Why does a police officer need any more fire-power than that if his intent is to treat citizens as law-abiding unless he has probable cause to think otherwise?
PS - Two days ago. The Va. State police were heading somewhere in their armored personnel carrier/house demolisher.
;-)
I'd say *most* police officers consider themselves military, even though they're not supposed to be.
We were warned about a standing army.
They do the same.
If you are not close to a cop, you are a suspect. All of my relatives that are cops have said so.
My house was broken into a couple years ago. Had about 6 cars there in 10 mins after my son called. I arrived about 15 minutes just as they were going in.
I warned them there were guns in the house. Once they cleared it they asked me to check the guns. One lady cop asked me how many guns I had. I said I didn’t know and the other cops just smiled and nodded.
The one cop neighbor who will talk to me told me his first thought was it was a felony arrest when he saw all the cars.
No. I'm saying that there are too many people in jail period.
There are too many laws and certainly too many laws that can result in jailing the offenders.

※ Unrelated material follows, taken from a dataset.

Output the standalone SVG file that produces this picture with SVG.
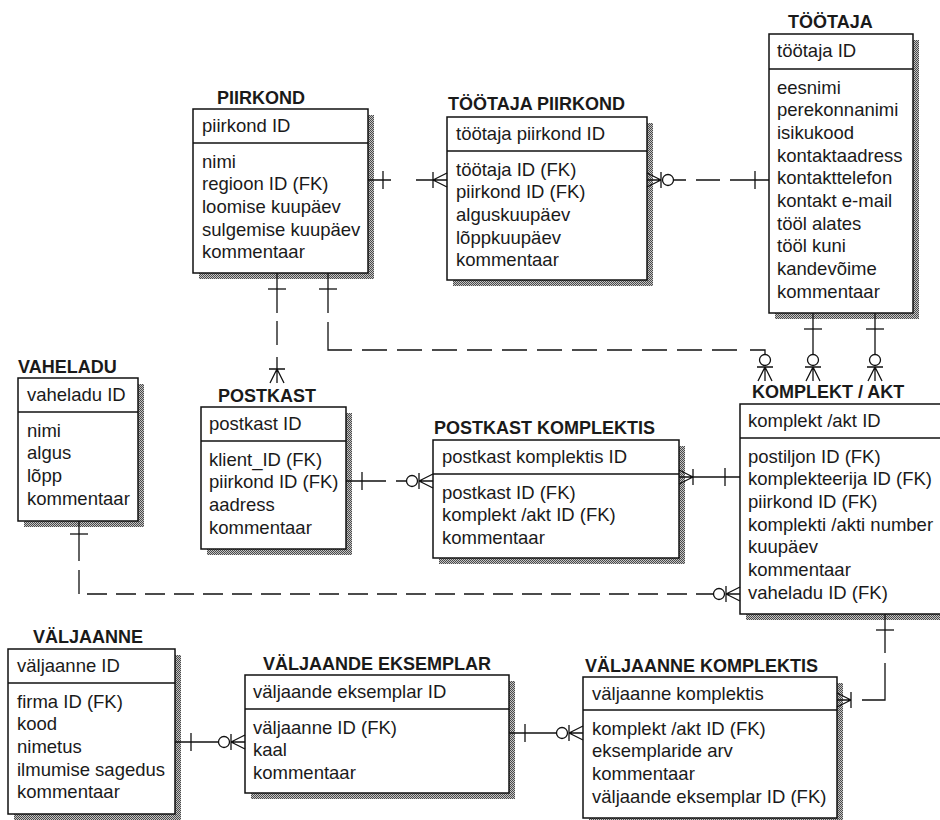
<svg xmlns="http://www.w3.org/2000/svg" width="940" height="820" viewBox="0 0 940 820">
  <style>
    .title { font-family: "Liberation Sans", Arial, sans-serif; font-size: 18px; font-weight: bold; fill: #1a1a1a; }
    .attr { font-family: "Liberation Sans", Arial, sans-serif; font-size: 18.5px; fill: #1a1a1a; }
    .box { fill: #ffffff; stroke: #111; stroke-width: 1.5; }
    .shadow { fill: url(#dots); stroke: none; }
    .sep { stroke: #111; stroke-width: 1.5; }
    .rel { fill: none; stroke: #111; stroke-width: 1.3; }
    .dash { stroke-dasharray: 25 10; }
    .dash2 { stroke-dasharray: 20 9; }
  </style>
  <defs>
    <pattern id="dots" width="2" height="2" patternUnits="userSpaceOnUse">
      <rect width="2" height="2" fill="#c4c4c4"/>
      <rect width="1" height="1" fill="#4a4a4a"/>
      <rect x="1" y="1" width="1" height="1" fill="#4a4a4a"/>
    </pattern>
    <!-- single bar: "exactly one" -->
    <path id="one" class="rel" d="M0,-9 V9"/>
    <!-- bar + crow's foot, tips toward +x -->
    <g id="many" class="rel">
      <path d="M0,-8 V8 M0,0 L14,-7 M0,0 L14,0 M0,0 L14,7"/>
    </g>
    <!-- circle + bar + crow's foot, tips toward +x -->
    <g id="zmany" class="rel">
      <path d="M0,-8 V8 M0,0 L14,-7 M0,0 L14,0 M0,0 L14,7"/>
      <circle cx="-7" cy="0" r="5.5" fill="#fff"/>
    </g>
  </defs>

  <rect width="940" height="820" fill="#ffffff"/>

  <!-- entities -->
  <g id="piirkond">
    <text class="title" x="217" y="104">PIIRKOND</text>
    <rect class="shadow" x="199" y="115" width="175" height="164"/>
    <rect class="box" x="193" y="109" width="175" height="164"/>
    <line class="sep" x1="193" y1="143" x2="368" y2="143"/>
    <text class="attr" x="202" y="132">piirkond ID</text>
    <text class="attr" x="202" y="167.5">nimi</text>
    <text class="attr" x="202" y="190.2">regioon ID (FK)</text>
    <text class="attr" x="202" y="212.9">loomise kuupäev</text>
    <text class="attr" x="202" y="235.6">sulgemise kuupäev</text>
    <text class="attr" x="202" y="258.3">kommentaar</text>
  </g>

  <g id="tootaja-piirkond">
    <text class="title" x="448" y="110">TÖÖTAJA PIIRKOND</text>
    <rect class="shadow" x="453" y="123" width="200" height="163"/>
    <rect class="box" x="447" y="117" width="200" height="163"/>
    <line class="sep" x1="447" y1="151" x2="647" y2="151"/>
    <text class="attr" x="456" y="140">töötaja piirkond ID</text>
    <text class="attr" x="456" y="175.5">töötaja ID (FK)</text>
    <text class="attr" x="456" y="198.2">piirkond ID (FK)</text>
    <text class="attr" x="456" y="220.9">alguskuupäev</text>
    <text class="attr" x="456" y="243.6">lõppkuupäev</text>
    <text class="attr" x="456" y="266.3">kommentaar</text>
  </g>

  <g id="tootaja">
    <text class="title" x="788" y="28">TÖÖTAJA</text>
    <rect class="shadow" x="775" y="40" width="144" height="279"/>
    <rect class="box" x="769" y="34" width="144" height="279"/>
    <line class="sep" x1="769" y1="69" x2="913" y2="69"/>
    <text class="attr" x="777" y="57">töötaja ID</text>
    <text class="attr" x="777" y="93.5">eesnimi</text>
    <text class="attr" x="777" y="116.2">perekonnanimi</text>
    <text class="attr" x="777" y="138.9">isikukood</text>
    <text class="attr" x="777" y="161.6">kontaktaadress</text>
    <text class="attr" x="777" y="184.3">kontakttelefon</text>
    <text class="attr" x="777" y="207">kontakt e-mail</text>
    <text class="attr" x="777" y="229.7">tööl alates</text>
    <text class="attr" x="777" y="252.4">tööl kuni</text>
    <text class="attr" x="777" y="275.1">kandevõime</text>
    <text class="attr" x="777" y="297.8">kommentaar</text>
  </g>

  <g id="vaheladu">
    <text class="title" x="18" y="373">VAHELADU</text>
    <rect class="shadow" x="24" y="384" width="120" height="143"/>
    <rect class="box" x="18" y="378" width="120" height="143"/>
    <line class="sep" x1="18" y1="412" x2="138" y2="412"/>
    <text class="attr" x="27" y="401">vaheladu ID</text>
    <text class="attr" x="27" y="436.5">nimi</text>
    <text class="attr" x="27" y="459.2">algus</text>
    <text class="attr" x="27" y="481.9">lõpp</text>
    <text class="attr" x="27" y="504.6">kommentaar</text>
  </g>

  <g id="postkast">
    <text class="title" x="218" y="402">POSTKAST</text>
    <rect class="shadow" x="207" y="413" width="145" height="142"/>
    <rect class="box" x="201" y="407" width="145" height="142"/>
    <line class="sep" x1="201" y1="441" x2="346" y2="441"/>
    <text class="attr" x="209" y="430">postkast ID</text>
    <text class="attr" x="209" y="465.5">klient_ID (FK)</text>
    <text class="attr" x="209" y="488.2">piirkond ID (FK)</text>
    <text class="attr" x="209" y="510.9">aadress</text>
    <text class="attr" x="209" y="533.6">kommentaar</text>
  </g>

  <g id="postkast-komplektis">
    <text class="title" x="434" y="434">POSTKAST KOMPLEKTIS</text>
    <rect class="shadow" x="439" y="446" width="246" height="118"/>
    <rect class="box" x="433" y="440" width="246" height="118"/>
    <line class="sep" x1="433" y1="474" x2="679" y2="474"/>
    <text class="attr" x="442" y="463">postkast komplektis ID</text>
    <text class="attr" x="442" y="498.5">postkast ID (FK)</text>
    <text class="attr" x="442" y="521.2">komplekt /akt ID (FK)</text>
    <text class="attr" x="442" y="543.9">kommentaar</text>
  </g>

  <g id="komplekt-akt">
    <text class="title" x="752" y="398">KOMPLEKT / AKT</text>
    <rect class="shadow" x="746" y="410" width="210" height="210"/>
    <rect class="box" x="740" y="404" width="210" height="210"/>
    <line class="sep" x1="740" y1="438" x2="950" y2="438"/>
    <text class="attr" x="748" y="427">komplekt /akt ID</text>
    <text class="attr" x="748" y="462.5">postiljon ID (FK)</text>
    <text class="attr" x="748" y="485.2">komplekteerija ID (FK)</text>
    <text class="attr" x="748" y="507.9">piirkond ID (FK)</text>
    <text class="attr" x="748" y="530.6">komplekti /akti number</text>
    <text class="attr" x="748" y="553.3">kuupäev</text>
    <text class="attr" x="748" y="576">kommentaar</text>
    <text class="attr" x="748" y="598.7">vaheladu ID (FK)</text>
  </g>

  <g id="valjaanne">
    <text class="title" x="33" y="643">VÄLJAANNE</text>
    <rect class="shadow" x="14" y="655" width="167" height="165"/>
    <rect class="box" x="8" y="649" width="167" height="165"/>
    <line class="sep" x1="8" y1="683" x2="175" y2="683"/>
    <text class="attr" x="17" y="672">väljaanne ID</text>
    <text class="attr" x="17" y="707.5">firma ID (FK)</text>
    <text class="attr" x="17" y="730.2">kood</text>
    <text class="attr" x="17" y="752.9">nimetus</text>
    <text class="attr" x="17" y="775.6">ilmumise sagedus</text>
    <text class="attr" x="17" y="798.3">kommentaar</text>
  </g>

  <g id="valjaande-eksemplar">
    <text class="title" x="263" y="670">VÄLJAANDE EKSEMPLAR</text>
    <rect class="shadow" x="251" y="681" width="264" height="118"/>
    <rect class="box" x="245" y="675" width="264" height="118"/>
    <line class="sep" x1="245" y1="709" x2="509" y2="709"/>
    <text class="attr" x="253" y="698">väljaande eksemplar ID</text>
    <text class="attr" x="253" y="733.5">väljaanne ID (FK)</text>
    <text class="attr" x="253" y="756.2">kaal</text>
    <text class="attr" x="253" y="778.9">kommentaar</text>
  </g>

  <g id="valjaanne-komplektis">
    <text class="title" x="585" y="672">VÄLJAANNE KOMPLEKTIS</text>
    <rect class="shadow" x="589" y="683" width="254" height="141"/>
    <rect class="box" x="583" y="677" width="254" height="141"/>
    <line class="sep" x1="583" y1="710" x2="837" y2="710"/>
    <text class="attr" x="592" y="700">väljaanne komplektis</text>
    <text class="attr" x="592" y="734.5">komplekt /akt ID (FK)</text>
    <text class="attr" x="592" y="757.2">eksemplaride arv</text>
    <text class="attr" x="592" y="779.9">kommentaar</text>
    <text class="attr" x="592" y="802.6">väljaande eksemplar ID (FK)</text>
  </g>

  <!-- relationships -->
  <g id="connectors">
    <!-- PIIRKOND - TÖÖTAJA PIIRKOND -->
    <path class="rel" d="M368,180 H391 M416,180 H433"/>
    <use href="#one" transform="translate(383,180)"/>
    <use href="#many" transform="translate(433,180)"/>

    <!-- TÖÖTAJA PIIRKOND - TÖÖTAJA -->
    <use href="#zmany" transform="translate(661,180) scale(-1,1)"/>
    <path class="rel" d="M673.5,180 H686 M696,180 H720 M730,180 H769"/>
    <use href="#one" transform="translate(755,180)"/>

    <!-- PIIRKOND - POSTKAST -->
    <path class="rel" d="M277,273 V313 M277,321 V345 M277,357 V369"/>
    <use href="#one" transform="translate(277,289) rotate(90)"/>
    <use href="#many" transform="translate(277,369) rotate(90)"/>

    <!-- PIIRKOND - KOMPLEKT / AKT -->
    <path class="rel" d="M328,273 V313 M328,322 V350 H352"/>
    <path class="rel dash" d="M362,350 H745"/>
    <path class="rel" d="M750,350 H765 V354.5"/>
    <use href="#one" transform="translate(328,289) rotate(90)"/>
    <use href="#zmany" transform="translate(765,367) rotate(90)"/>

    <!-- TÖÖTAJA - KOMPLEKT / AKT (two roles) -->
    <path class="rel" d="M813,313 V354.5 M875,313 V354.5"/>
    <use href="#one" transform="translate(813,329) rotate(90)"/>
    <use href="#one" transform="translate(875,329) rotate(90)"/>
    <use href="#zmany" transform="translate(813,367) rotate(90)"/>
    <use href="#zmany" transform="translate(875,367) rotate(90)"/>

    <!-- POSTKAST - POSTKAST KOMPLEKTIS -->
    <path class="rel" d="M346,481 H386 M396,481 H406.5"/>
    <use href="#one" transform="translate(362,481)"/>
    <use href="#zmany" transform="translate(419,481)"/>

    <!-- POSTKAST KOMPLEKTIS - KOMPLEKT / AKT -->
    <use href="#many" transform="translate(693,477) scale(-1,1)"/>
    <path class="rel" d="M693,477 H740"/>
    <use href="#one" transform="translate(725,477)"/>

    <!-- VAHELADU - KOMPLEKT / AKT -->
    <path class="rel" d="M79,521 V561 M79,570 V594"/>
    <path class="rel dash2" d="M87,594 H713.5"/>
    <use href="#one" transform="translate(79,534) rotate(90)"/>
    <use href="#zmany" transform="translate(726,594)"/>

    <!-- KOMPLEKT / AKT - VÄLJAANNE KOMPLEKTIS -->
    <path class="rel" d="M885,614 V653 M885,663 V700 H862"/>
    <use href="#one" transform="translate(885,630) rotate(90)"/>
    <use href="#many" transform="translate(851,700) scale(-1,1)"/>

    <!-- VÄLJAANNE - VÄLJAANDE EKSEMPLAR -->
    <path class="rel" d="M175,742 H218.5"/>
    <use href="#one" transform="translate(191,742)"/>
    <use href="#zmany" transform="translate(231,742)"/>

    <!-- VÄLJAANDE EKSEMPLAR - VÄLJAANNE KOMPLEKTIS -->
    <path class="rel" d="M509,733 H556.5"/>
    <use href="#one" transform="translate(525,733)"/>
    <use href="#zmany" transform="translate(569,733)"/>
  </g>
</svg>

It wasn't too many years ago that people weren't jailed unless they created some sort of mayhem.
The problem is that the proliferation of laws against this and that have resulted in people creating mayhem.
By today's standards, Doc Holiday would have been permanently jailed long before the OK Corral.
The human condition is imperfect. Every offense doesn't have to result in incarceration.
Hell, I have a 75-year-old neighbor who is in jail today because he did not cut the weeds in the alley behind his house on a timetable and manner that suited the weed and litter police last April.
Not when police officers are being trained to go tactical on everyone they meet. That when a patrolman is speaking to me, he is making and remaking the "shoot-don't shoot" decision over and over again in his head as he evaluates me as a target.
We're all self-propelled sandbags to them anymore.